▸ **DATA PROVIDED**

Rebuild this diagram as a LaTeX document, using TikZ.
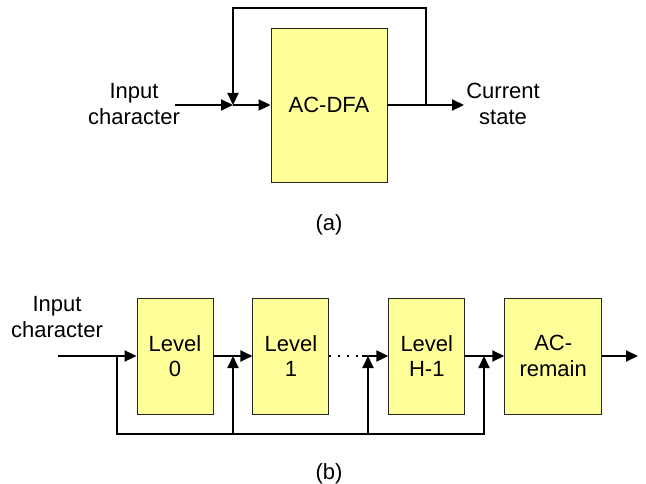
\documentclass[tikz,border=0pt]{standalone}
\usepackage{fontspec}
\setmainfont{Liberation Sans}
\usepackage{xcolor}
\usepackage{tikz}
\usetikzlibrary{arrows.meta, positioning}
\definecolor{boxfill}{HTML}{FFFF99}

\begin{document}
\begin{tikzpicture}[
    x = 1pt, y = -1pt,
    node distance = 39pt,
    box/.style = {rectangle, draw=black!85, fill=boxfill, line width=0.9pt, minimum width=76pt, minimum height=116pt, align=center, font=\fontsize{22}{25.5}\selectfont},
    lbl/.style = {align=center, inner sep=0pt, font=\fontsize{22}{25.5}\selectfont},
    wire/.style = {line width=2pt},
    arrow/.style = {line width=2pt, -{Triangle[length=12pt,width=11pt]}}
]
\useasboundingbox (0,0) rectangle (646,484);

% (a) single automaton
\node (dfa) [box, minimum width=116pt, minimum height=154pt] at (329,105) {AC-DFA};
\node (inA) [lbl] at (134,104) {Input\\character};
\node (outA) [lbl] at (503,104) {Current\\state};
\node (capA) [lbl] at (329,225) {(a)};

\coordinate (startA) at (175,105);
\coordinate (joinA) at (233,105);
\coordinate (splitA) at (426,105);
\coordinate (endA) at (464,105);
\coordinate (topA) at (233,8);

\draw [arrow] (startA) -- (joinA);
\draw [arrow] (joinA) -- (dfa);
\draw [arrow] (dfa) -- (endA);
\draw [arrow] (splitA) |- (topA) -- (joinA);

% (b) chain of levels
\node (lvl0) [box] at (175,356) {Level\\0};
\node (lvl1) [box, right=of lvl0] {Level\\1};
\node (lvlh) [box, right=59pt of lvl1] {Level\\H-1};
\node (rem) [box, minimum width=97pt, right=of lvlh] {AC-\\remain};
\node (inB) [lbl] at (57,317) {Input\\character};
\node (capB) [lbl] at (329,474) {(b)};

\coordinate (startB) at (58,356);
\coordinate (join0) at (117,356);
\coordinate (join1) at (233,356);
\coordinate (join2) at (368,356);
\coordinate (join3) at (484,356);
\coordinate (dots) at (362,356);
\coordinate (endB) at (638,356);
\coordinate (bot1) at (233,434);
\coordinate (bot2) at (368,434);
\coordinate (bot3) at (484,434);

\draw [arrow] (startB) -- (lvl0);
\draw [arrow] (lvl0) -- (lvl1);
\draw [wire, dash pattern=on 2pt off 7pt] (lvl1) -- (dots);
\draw [arrow] (dots) -- (lvlh);
\draw [arrow] (lvlh) -- (rem);
\draw [arrow] (rem) -- (endB);

% feedback of the input character
\draw [arrow] (join0) |- (bot3) -- (join3);
\draw [arrow] (bot1) -- (join1);
\draw [arrow] (bot2) -- (join2);

\end{tikzpicture}
\end{document}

▸ **THE EXERCISE**
Without including any picture, repeat the data exactly.

▸ **EXPECTED ANSWER**
Rebuild this diagram as a LaTeX document, using TikZ.
\documentclass[tikz,border=0pt]{standalone}
\usepackage{fontspec}
\setmainfont{Liberation Sans}
\usepackage{xcolor}
\usepackage{tikz}
\usetikzlibrary{arrows.meta, positioning}
\definecolor{boxfill}{HTML}{FFFF99}

\begin{document}
\begin{tikzpicture}[
    x = 1pt, y = -1pt,
    node distance = 39pt,
    box/.style = {rectangle, draw=black!85, fill=boxfill, line width=0.9pt, minimum width=76pt, minimum height=116pt, align=center, font=\fontsize{22}{25.5}\selectfont},
    lbl/.style = {align=center, inner sep=0pt, font=\fontsize{22}{25.5}\selectfont},
    wire/.style = {line width=2pt},
    arrow/.style = {line width=2pt, -{Triangle[length=12pt,width=11pt]}}
]
\useasboundingbox (0,0) rectangle (646,484);

% (a) single automaton
\node (dfa) [box, minimum width=116pt, minimum height=154pt] at (329,105) {AC-DFA};
\node (inA) [lbl] at (134,104) {Input\\character};
\node (outA) [lbl] at (503,104) {Current\\state};
\node (capA) [lbl] at (329,225) {(a)};

\coordinate (startA) at (175,105);
\coordinate (joinA) at (233,105);
\coordinate (splitA) at (426,105);
\coordinate (endA) at (464,105);
\coordinate (topA) at (233,8);

\draw [arrow] (startA) -- (joinA);
\draw [arrow] (joinA) -- (dfa);
\draw [arrow] (dfa) -- (endA);
\draw [arrow] (splitA) |- (topA) -- (joinA);

% (b) chain of levels
\node (lvl0) [box] at (175,356) {Level\\0};
\node (lvl1) [box, right=of lvl0] {Level\\1};
\node (lvlh) [box, right=59pt of lvl1] {Level\\H-1};
\node (rem) [box, minimum width=97pt, right=of lvlh] {AC-\\remain};
\node (inB) [lbl] at (57,317) {Input\\character};
\node (capB) [lbl] at (329,474) {(b)};

\coordinate (startB) at (58,356);
\coordinate (join0) at (117,356);
\coordinate (join1) at (233,356);
\coordinate (join2) at (368,356);
\coordinate (join3) at (484,356);
\coordinate (dots) at (362,356);
\coordinate (endB) at (638,356);
\coordinate (bot1) at (233,434);
\coordinate (bot2) at (368,434);
\coordinate (bot3) at (484,434);

\draw [arrow] (startB) -- (lvl0);
\draw [arrow] (lvl0) -- (lvl1);
\draw [wire, dash pattern=on 2pt off 7pt] (lvl1) -- (dots);
\draw [arrow] (dots) -- (lvlh);
\draw [arrow] (lvlh) -- (rem);
\draw [arrow] (rem) -- (endB);

% feedback of the input character
\draw [arrow] (join0) |- (bot3) -- (join3);
\draw [arrow] (bot1) -- (join1);
\draw [arrow] (bot2) -- (join2);

\end{tikzpicture}
\end{document}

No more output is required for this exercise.